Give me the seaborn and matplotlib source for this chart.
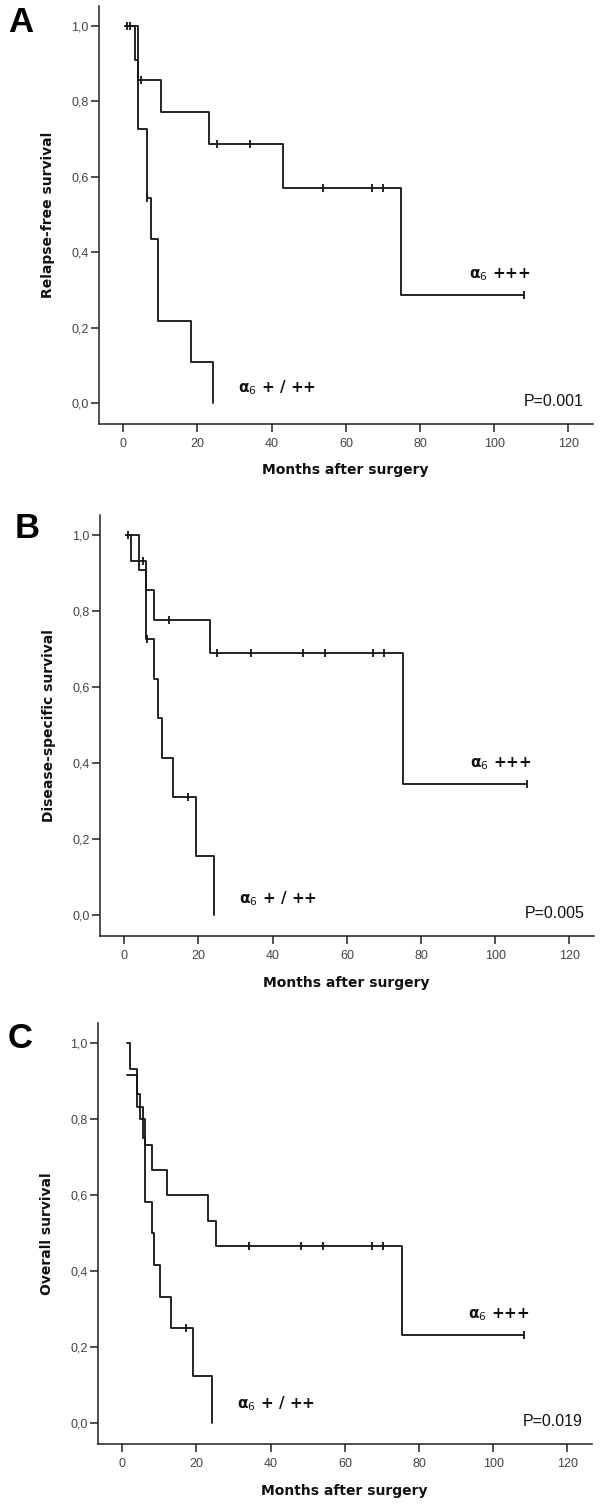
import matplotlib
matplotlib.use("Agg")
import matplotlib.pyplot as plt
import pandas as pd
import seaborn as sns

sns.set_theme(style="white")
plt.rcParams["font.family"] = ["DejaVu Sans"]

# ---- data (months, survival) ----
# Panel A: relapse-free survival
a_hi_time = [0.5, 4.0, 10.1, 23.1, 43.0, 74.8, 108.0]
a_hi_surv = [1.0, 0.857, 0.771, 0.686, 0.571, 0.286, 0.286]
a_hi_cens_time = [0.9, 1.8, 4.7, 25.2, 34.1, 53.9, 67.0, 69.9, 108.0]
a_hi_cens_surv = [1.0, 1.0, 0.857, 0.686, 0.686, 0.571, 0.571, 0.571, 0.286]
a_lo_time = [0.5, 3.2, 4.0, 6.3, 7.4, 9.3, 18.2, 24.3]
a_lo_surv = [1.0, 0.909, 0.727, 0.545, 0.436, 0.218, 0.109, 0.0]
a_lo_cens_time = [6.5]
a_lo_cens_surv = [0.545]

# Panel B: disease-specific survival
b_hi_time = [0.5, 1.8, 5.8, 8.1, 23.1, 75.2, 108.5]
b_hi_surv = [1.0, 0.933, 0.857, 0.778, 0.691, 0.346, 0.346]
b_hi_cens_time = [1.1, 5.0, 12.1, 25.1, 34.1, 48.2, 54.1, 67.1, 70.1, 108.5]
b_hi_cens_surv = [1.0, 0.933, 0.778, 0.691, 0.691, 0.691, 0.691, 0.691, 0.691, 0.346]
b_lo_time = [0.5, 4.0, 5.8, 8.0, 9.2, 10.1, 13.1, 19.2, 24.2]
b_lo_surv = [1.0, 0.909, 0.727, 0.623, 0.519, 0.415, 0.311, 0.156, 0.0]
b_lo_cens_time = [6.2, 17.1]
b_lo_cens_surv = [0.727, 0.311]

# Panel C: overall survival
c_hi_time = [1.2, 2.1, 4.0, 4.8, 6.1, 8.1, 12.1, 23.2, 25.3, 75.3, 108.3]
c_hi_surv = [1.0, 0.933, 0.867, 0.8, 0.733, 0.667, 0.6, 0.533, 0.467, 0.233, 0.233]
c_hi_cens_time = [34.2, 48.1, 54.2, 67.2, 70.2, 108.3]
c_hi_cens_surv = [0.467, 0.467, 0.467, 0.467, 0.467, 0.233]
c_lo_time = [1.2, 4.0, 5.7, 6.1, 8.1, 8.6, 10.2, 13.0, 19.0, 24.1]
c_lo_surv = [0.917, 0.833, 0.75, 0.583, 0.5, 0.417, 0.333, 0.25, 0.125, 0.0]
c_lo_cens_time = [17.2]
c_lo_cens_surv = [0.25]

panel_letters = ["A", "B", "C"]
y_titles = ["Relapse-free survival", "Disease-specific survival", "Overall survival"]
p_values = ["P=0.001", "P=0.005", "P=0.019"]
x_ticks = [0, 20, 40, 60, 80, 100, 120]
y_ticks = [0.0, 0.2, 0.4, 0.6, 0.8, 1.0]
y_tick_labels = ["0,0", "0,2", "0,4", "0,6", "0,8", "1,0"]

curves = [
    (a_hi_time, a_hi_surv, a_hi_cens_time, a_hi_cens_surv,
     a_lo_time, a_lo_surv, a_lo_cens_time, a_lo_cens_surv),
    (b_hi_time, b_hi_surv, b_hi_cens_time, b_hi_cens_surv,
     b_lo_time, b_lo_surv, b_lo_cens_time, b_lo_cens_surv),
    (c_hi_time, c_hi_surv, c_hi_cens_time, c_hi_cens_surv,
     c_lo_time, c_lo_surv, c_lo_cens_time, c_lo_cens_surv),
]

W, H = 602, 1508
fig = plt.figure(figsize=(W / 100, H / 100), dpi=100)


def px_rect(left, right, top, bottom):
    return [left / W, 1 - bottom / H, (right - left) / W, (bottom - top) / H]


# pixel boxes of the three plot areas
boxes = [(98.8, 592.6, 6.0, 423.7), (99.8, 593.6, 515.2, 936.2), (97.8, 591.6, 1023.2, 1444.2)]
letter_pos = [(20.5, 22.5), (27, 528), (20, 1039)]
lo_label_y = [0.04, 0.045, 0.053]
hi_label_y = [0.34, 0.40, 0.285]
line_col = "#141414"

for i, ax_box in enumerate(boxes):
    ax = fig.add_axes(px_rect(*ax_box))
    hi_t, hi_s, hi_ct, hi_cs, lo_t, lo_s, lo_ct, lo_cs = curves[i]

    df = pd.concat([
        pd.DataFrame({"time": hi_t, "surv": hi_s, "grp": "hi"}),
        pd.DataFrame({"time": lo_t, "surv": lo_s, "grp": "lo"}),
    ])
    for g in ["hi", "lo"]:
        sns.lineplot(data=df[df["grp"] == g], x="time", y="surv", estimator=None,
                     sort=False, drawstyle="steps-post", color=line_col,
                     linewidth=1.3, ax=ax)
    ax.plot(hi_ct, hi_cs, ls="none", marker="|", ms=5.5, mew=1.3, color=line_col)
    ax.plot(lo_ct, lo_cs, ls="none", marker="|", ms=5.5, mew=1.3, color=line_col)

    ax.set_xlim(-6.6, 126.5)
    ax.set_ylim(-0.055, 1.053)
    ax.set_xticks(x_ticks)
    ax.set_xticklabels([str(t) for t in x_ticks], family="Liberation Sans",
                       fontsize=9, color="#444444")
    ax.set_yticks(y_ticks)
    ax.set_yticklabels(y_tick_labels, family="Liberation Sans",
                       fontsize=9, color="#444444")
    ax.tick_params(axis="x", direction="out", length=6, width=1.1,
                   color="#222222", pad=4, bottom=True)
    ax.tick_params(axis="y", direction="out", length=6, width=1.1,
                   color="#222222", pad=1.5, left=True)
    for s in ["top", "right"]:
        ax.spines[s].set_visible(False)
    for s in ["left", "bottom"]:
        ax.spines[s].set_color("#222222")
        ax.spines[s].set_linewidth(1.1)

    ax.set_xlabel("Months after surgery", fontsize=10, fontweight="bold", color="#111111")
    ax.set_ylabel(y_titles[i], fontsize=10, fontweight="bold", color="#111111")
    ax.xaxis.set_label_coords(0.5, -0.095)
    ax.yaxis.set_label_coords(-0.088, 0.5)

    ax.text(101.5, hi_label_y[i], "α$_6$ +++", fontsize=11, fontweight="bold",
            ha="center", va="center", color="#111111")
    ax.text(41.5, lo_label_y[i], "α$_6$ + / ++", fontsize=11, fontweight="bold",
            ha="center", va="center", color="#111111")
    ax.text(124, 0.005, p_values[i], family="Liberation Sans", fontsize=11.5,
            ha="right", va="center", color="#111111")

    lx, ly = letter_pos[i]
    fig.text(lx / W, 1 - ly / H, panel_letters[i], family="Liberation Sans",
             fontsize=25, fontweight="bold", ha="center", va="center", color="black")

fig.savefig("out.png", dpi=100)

-----

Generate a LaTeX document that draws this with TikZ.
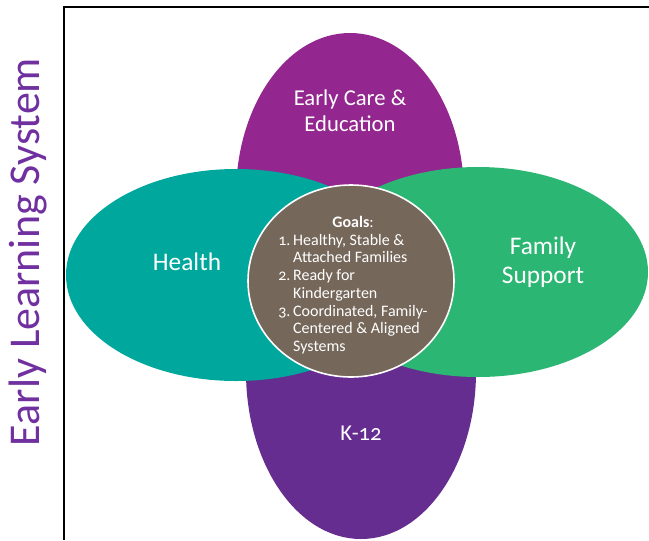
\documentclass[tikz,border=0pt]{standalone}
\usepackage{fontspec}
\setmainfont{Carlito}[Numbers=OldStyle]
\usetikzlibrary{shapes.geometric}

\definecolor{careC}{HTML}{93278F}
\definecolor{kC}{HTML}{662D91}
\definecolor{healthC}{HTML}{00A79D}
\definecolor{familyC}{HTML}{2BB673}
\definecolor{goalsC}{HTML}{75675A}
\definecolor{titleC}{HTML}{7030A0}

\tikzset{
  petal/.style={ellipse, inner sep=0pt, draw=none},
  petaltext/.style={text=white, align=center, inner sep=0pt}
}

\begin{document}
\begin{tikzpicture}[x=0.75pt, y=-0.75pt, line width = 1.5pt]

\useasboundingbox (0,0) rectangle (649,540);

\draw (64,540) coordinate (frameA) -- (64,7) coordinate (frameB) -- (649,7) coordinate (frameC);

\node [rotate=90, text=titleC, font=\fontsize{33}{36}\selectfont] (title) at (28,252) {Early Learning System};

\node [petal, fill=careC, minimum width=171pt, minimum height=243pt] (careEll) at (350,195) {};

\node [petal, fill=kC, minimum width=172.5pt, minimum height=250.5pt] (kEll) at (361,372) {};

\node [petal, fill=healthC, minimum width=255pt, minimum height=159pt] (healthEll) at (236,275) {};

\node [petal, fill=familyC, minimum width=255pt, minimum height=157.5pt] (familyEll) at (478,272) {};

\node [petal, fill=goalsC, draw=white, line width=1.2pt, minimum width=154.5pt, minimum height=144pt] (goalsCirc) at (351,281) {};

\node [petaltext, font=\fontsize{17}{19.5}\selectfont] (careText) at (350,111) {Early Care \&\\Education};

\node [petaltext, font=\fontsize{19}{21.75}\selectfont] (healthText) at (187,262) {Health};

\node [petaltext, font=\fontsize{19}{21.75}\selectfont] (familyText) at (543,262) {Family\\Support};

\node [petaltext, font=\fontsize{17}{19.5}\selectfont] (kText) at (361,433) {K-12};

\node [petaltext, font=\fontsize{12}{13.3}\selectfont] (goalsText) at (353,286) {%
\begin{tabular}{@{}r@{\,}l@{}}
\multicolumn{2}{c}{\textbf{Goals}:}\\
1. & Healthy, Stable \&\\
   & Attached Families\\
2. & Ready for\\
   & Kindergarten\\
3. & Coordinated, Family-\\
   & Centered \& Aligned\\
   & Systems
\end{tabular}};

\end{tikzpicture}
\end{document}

-----

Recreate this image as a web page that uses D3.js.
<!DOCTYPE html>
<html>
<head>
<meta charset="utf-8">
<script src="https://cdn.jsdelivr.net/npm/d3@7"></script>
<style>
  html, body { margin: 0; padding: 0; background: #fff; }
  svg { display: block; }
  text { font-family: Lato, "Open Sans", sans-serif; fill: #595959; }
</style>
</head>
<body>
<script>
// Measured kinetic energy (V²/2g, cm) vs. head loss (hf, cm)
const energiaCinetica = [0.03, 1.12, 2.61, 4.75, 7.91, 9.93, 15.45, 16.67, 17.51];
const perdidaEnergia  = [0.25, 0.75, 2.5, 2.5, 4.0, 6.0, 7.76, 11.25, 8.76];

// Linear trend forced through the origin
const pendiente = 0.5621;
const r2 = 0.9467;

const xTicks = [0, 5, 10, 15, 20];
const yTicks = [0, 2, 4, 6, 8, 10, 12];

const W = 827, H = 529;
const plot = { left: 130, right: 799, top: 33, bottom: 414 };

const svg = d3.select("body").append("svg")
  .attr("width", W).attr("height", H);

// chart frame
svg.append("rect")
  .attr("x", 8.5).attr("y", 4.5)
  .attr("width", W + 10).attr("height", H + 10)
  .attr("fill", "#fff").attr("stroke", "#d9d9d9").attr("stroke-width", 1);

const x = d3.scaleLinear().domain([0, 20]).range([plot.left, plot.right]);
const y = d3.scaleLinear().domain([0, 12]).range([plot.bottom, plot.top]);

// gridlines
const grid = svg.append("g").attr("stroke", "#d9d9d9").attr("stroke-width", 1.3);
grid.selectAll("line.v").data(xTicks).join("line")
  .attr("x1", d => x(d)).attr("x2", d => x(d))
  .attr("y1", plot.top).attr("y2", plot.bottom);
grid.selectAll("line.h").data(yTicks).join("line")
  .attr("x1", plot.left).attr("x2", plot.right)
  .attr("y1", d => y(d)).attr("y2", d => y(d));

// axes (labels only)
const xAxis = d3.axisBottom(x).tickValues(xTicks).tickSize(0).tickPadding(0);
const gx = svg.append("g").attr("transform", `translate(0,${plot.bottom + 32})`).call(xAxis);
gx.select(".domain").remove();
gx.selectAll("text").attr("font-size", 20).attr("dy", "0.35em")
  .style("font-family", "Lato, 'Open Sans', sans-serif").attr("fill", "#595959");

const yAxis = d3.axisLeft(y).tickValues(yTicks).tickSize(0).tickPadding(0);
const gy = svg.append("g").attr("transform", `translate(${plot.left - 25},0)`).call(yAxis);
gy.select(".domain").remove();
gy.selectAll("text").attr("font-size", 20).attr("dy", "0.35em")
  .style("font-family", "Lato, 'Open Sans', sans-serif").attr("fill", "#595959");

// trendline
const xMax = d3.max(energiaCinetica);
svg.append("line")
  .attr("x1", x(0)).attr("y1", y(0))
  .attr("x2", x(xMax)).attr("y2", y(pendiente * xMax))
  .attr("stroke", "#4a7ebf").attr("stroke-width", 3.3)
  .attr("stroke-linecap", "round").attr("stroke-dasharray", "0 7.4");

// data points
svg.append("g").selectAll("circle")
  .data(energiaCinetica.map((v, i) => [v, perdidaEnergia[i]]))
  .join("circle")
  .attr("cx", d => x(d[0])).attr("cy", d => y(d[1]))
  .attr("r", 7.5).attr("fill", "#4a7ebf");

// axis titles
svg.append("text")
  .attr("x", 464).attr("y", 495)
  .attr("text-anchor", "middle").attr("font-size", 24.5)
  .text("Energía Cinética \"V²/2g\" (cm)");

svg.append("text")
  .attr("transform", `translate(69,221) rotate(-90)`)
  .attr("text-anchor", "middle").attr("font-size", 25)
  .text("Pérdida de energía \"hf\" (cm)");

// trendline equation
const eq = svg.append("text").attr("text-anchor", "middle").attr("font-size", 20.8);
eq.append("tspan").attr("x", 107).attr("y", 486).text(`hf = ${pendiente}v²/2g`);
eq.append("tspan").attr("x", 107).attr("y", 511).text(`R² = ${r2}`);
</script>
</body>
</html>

-----

_GOAL:_ Repeat exactly, and only, the entries from the line with "Give me the" through the line with "a_lo_cens_surv = [0.545]". Pictures are skipped.

_PROBLEM SOLUTION:_
Give me the seaborn and matplotlib source for this chart.
import matplotlib
matplotlib.use("Agg")
import matplotlib.pyplot as plt
import pandas as pd
import seaborn as sns

sns.set_theme(style="white")
plt.rcParams["font.family"] = ["DejaVu Sans"]

# ---- data (months, survival) ----
# Panel A: relapse-free survival
a_hi_time = [0.5, 4.0, 10.1, 23.1, 43.0, 74.8, 108.0]
a_hi_surv = [1.0, 0.857, 0.771, 0.686, 0.571, 0.286, 0.286]
a_hi_cens_time = [0.9, 1.8, 4.7, 25.2, 34.1, 53.9, 67.0, 69.9, 108.0]
a_hi_cens_surv = [1.0, 1.0, 0.857, 0.686, 0.686, 0.571, 0.571, 0.571, 0.286]
a_lo_time = [0.5, 3.2, 4.0, 6.3, 7.4, 9.3, 18.2, 24.3]
a_lo_surv = [1.0, 0.909, 0.727, 0.545, 0.436, 0.218, 0.109, 0.0]
a_lo_cens_time = [6.5]
a_lo_cens_surv = [0.545]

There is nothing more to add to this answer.